MPs also call on the Government to offer a "compelling" alternative to countries that require security partnerships, reviving a former commitment to channel half of UK aid to fragile and conflict-hit countries and regions.
They also urge a more "coherent" approach to addressing the danger of Wagner and similar groups with a new taskforce.
Ms Kearns said: "In the wake of the attempted coup last month, the future manifestations of the Wagner Network are uncertain. With the network at its most vulnerable – and the clock ticking – the time for action is now."
She also told Forces News the group needs to be prescribed "as a terrorist organisation... and it would send a clear signal to partner countries that they should not be operated with".
She also said the UK "should be declassifying intelligence" to reveal "the Wagner network does not achieve its aims".
"It was brought into Mozambique to help defeat the Daesh problem in the north, it failed, it went running because it was defeated," she said.
"Rwandan troops have now picked that up and have managed to push them back significantly.
"We need to make clear to our partners that we do not expect to see them getting in bed with the Wagner network."
MPs also express concern over a lack of clarity over which minister oversees responding to the Wagner Group.
The report notes that the Government's evidence to the committee inquiry was several months late "due to the challenges of obtaining input from multiple departments".

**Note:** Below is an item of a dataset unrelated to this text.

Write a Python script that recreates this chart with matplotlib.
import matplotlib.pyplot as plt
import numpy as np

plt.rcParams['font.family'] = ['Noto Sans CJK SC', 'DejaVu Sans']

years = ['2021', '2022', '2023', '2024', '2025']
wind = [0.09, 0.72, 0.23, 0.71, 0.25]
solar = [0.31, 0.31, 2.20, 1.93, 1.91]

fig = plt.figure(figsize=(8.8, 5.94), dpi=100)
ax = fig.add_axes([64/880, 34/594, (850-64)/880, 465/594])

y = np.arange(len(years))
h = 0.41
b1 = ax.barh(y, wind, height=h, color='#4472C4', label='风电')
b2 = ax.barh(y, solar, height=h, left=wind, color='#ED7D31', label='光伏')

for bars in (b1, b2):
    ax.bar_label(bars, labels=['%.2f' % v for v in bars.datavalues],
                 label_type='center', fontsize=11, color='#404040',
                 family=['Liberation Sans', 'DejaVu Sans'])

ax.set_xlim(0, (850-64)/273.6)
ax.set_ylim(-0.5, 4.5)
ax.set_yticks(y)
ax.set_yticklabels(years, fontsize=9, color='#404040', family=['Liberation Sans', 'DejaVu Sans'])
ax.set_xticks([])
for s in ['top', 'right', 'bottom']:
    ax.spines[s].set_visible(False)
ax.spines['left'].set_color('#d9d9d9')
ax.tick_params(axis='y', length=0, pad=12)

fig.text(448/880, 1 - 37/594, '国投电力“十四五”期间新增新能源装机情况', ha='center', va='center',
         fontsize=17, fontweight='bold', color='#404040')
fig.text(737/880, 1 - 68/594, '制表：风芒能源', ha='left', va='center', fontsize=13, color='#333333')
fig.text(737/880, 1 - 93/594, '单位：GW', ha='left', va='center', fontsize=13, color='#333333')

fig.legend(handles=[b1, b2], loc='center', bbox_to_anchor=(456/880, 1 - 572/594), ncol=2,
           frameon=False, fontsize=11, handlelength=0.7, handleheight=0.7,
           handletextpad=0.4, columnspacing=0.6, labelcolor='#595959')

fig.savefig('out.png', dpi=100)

Shadow foreign secretary David Lammy said: "The Wagner Group has committed barbaric atrocities in Ukraine and across the world and continues to pose serious threats.
"For many months, Labour has called for it to be proscribed as a terrorist organisation. The Government now urgently needs to act."
An FCDO spokesperson said: "We have heavily sanctioned the Wagner Group, including its leader Yevgeny Prigozhin and several key commanders, limiting their travel and freezing their assets.
"The UK has been one of the leading suppliers of military aid to Ukraine, who have been fighting Wagner forces on the battlefield.
"We continue to work with our allies to expose and counter their destabilising activities around the world."